Exercise description: Leaving out the pictures, retype the lines from the beginning of the listing through the line containing "const tau = [-0.732, -0.327, 0.019, 0.367, 0.755, 1.246, 2.013];".

════════════════

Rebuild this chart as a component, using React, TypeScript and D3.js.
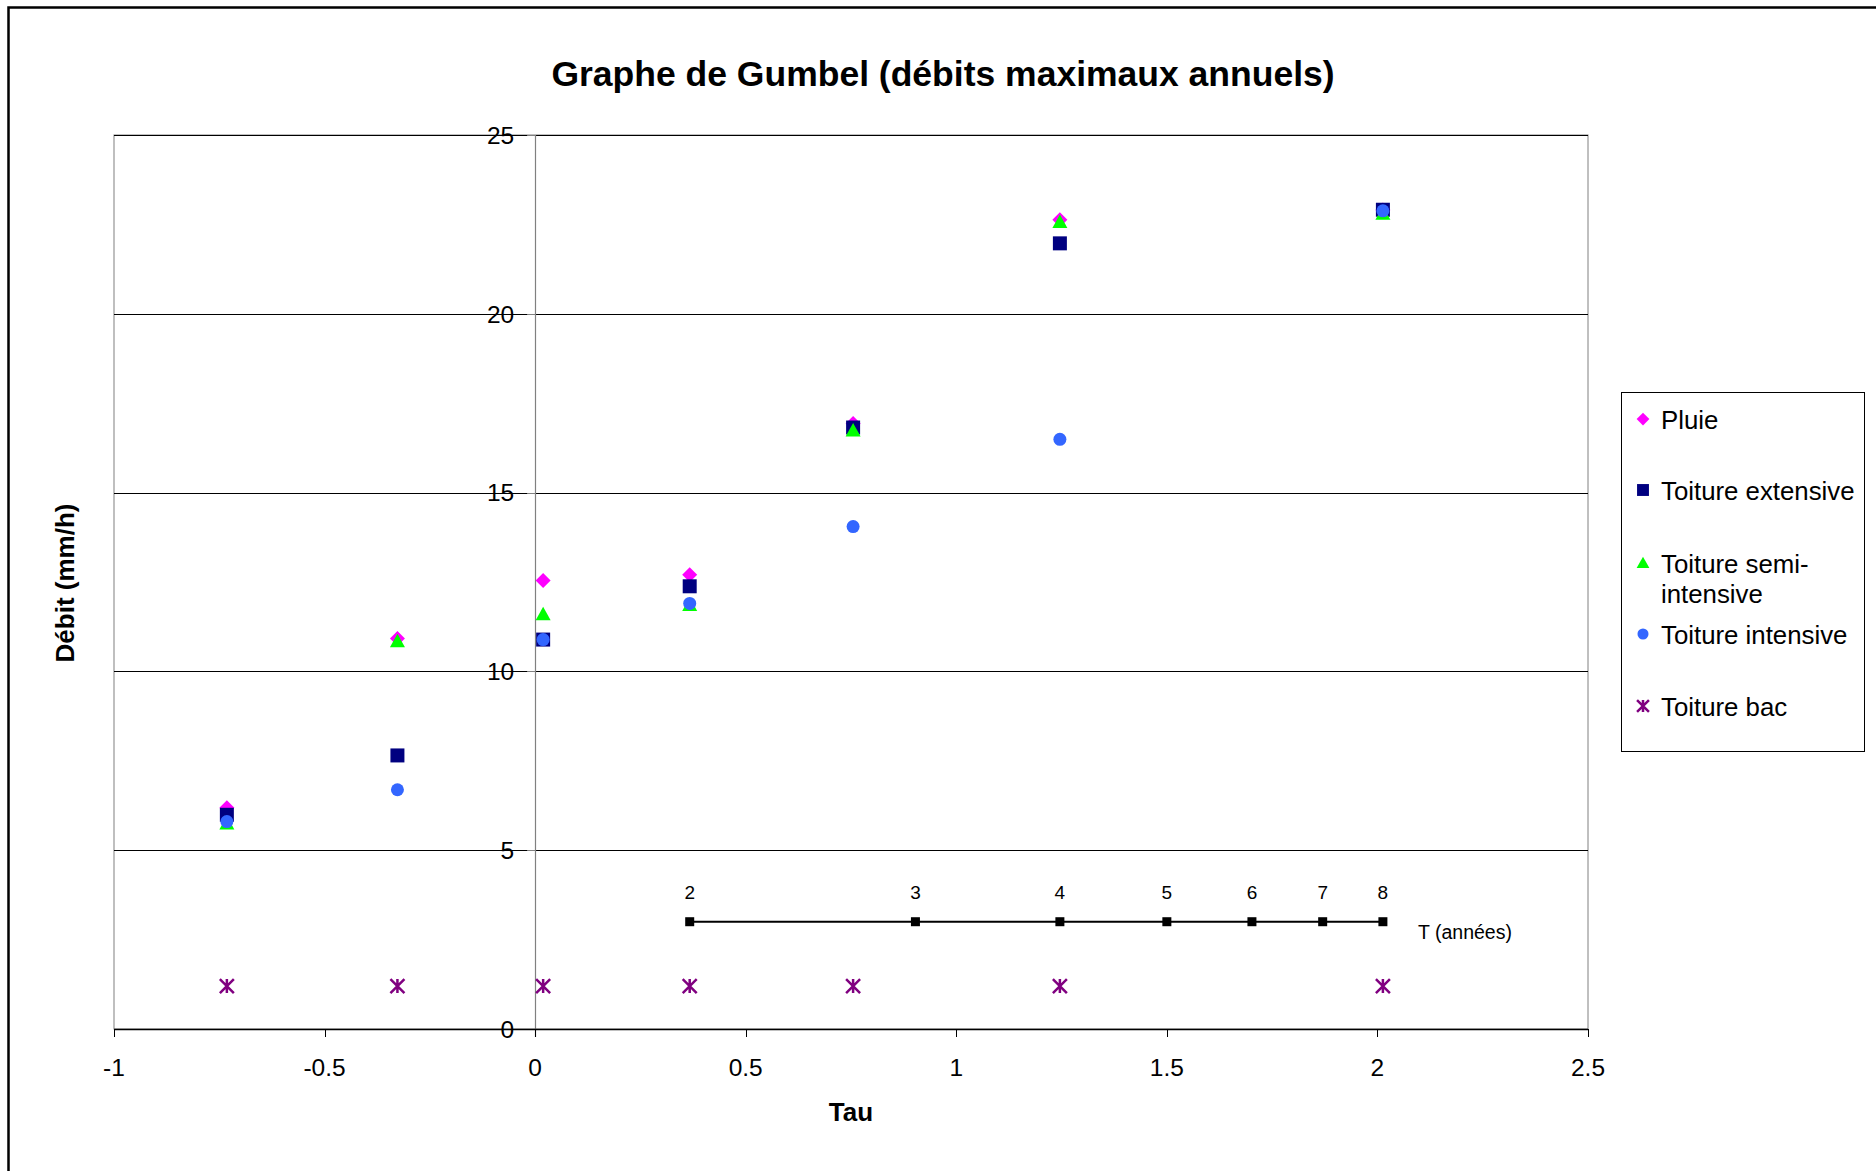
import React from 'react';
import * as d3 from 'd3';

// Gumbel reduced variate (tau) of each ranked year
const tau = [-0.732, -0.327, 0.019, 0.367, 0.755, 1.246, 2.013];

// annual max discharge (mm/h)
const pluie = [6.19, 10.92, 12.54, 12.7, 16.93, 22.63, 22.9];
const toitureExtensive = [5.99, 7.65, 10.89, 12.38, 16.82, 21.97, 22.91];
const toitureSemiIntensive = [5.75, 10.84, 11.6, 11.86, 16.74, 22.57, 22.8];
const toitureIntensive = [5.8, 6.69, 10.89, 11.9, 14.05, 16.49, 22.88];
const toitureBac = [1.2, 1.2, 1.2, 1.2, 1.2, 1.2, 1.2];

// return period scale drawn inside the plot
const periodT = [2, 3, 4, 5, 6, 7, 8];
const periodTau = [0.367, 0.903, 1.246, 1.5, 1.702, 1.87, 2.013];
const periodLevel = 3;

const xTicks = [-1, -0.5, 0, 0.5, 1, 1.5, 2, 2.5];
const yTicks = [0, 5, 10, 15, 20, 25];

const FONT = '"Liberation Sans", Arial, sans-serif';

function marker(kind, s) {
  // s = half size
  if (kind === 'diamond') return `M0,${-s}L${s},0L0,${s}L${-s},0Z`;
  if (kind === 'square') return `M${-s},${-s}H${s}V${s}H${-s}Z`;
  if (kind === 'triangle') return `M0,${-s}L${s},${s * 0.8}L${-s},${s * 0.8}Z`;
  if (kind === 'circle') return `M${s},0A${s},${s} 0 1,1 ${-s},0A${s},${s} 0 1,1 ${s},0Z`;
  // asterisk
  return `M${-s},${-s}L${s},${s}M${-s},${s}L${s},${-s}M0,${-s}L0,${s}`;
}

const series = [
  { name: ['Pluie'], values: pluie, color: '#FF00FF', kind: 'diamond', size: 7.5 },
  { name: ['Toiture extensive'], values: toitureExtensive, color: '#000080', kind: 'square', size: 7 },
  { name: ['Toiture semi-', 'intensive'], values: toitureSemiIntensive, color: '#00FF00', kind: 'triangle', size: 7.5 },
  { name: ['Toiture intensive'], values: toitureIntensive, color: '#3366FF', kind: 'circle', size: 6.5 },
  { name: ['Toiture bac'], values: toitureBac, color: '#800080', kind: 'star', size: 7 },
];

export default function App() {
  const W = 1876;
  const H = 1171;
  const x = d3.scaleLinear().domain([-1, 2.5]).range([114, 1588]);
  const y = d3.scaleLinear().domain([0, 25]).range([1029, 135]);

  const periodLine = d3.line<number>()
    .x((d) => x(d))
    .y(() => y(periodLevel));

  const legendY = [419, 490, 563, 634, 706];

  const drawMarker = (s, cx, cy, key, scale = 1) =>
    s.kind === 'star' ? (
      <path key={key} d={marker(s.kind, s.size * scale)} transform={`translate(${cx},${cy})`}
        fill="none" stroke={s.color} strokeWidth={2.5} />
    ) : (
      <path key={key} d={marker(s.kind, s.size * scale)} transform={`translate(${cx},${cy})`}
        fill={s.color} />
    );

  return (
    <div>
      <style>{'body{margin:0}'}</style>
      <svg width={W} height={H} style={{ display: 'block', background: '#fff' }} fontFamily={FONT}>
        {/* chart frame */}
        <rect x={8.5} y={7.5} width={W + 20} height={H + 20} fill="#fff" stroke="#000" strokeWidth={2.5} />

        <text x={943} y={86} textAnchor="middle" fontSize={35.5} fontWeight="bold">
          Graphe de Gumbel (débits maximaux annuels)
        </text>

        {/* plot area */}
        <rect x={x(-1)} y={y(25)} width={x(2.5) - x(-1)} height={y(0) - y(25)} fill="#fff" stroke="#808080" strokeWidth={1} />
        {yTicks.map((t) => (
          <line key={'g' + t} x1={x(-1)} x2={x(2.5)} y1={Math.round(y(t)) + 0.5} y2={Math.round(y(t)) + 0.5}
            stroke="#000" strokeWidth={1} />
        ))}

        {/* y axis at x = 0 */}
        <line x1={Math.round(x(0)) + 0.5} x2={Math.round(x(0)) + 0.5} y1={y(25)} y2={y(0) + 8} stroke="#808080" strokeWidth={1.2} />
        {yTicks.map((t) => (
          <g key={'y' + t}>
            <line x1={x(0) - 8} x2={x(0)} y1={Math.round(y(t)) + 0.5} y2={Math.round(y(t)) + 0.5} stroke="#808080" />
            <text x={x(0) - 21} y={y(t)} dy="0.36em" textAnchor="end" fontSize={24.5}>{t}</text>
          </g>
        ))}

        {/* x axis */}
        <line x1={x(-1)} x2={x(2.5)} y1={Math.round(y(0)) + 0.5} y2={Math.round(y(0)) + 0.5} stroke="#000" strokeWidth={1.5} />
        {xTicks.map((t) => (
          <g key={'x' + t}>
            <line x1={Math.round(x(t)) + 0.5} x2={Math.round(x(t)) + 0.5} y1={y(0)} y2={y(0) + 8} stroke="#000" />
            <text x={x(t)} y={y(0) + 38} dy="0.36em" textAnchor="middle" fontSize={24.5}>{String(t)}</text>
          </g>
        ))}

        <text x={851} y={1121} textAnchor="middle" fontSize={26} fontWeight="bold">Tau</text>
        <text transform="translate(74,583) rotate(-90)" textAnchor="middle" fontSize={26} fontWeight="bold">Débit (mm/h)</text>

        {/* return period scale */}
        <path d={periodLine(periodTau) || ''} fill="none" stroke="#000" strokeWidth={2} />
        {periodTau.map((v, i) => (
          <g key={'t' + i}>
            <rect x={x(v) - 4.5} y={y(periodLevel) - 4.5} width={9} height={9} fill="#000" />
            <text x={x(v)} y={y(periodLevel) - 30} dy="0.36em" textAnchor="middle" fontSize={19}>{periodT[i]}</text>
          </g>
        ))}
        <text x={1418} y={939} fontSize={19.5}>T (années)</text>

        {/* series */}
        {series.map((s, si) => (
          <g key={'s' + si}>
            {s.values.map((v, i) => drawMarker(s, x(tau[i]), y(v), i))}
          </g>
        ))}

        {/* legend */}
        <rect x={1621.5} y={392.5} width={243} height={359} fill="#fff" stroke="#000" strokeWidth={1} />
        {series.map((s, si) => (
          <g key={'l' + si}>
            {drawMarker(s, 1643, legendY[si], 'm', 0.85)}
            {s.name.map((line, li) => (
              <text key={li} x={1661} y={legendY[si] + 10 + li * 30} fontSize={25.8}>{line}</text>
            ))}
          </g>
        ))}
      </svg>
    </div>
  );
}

════════════════

Worked solution:
Rebuild this chart as a component, using React, TypeScript and D3.js.
import React from 'react';
import * as d3 from 'd3';

// Gumbel reduced variate (tau) of each ranked year
const tau = [-0.732, -0.327, 0.019, 0.367, 0.755, 1.246, 2.013];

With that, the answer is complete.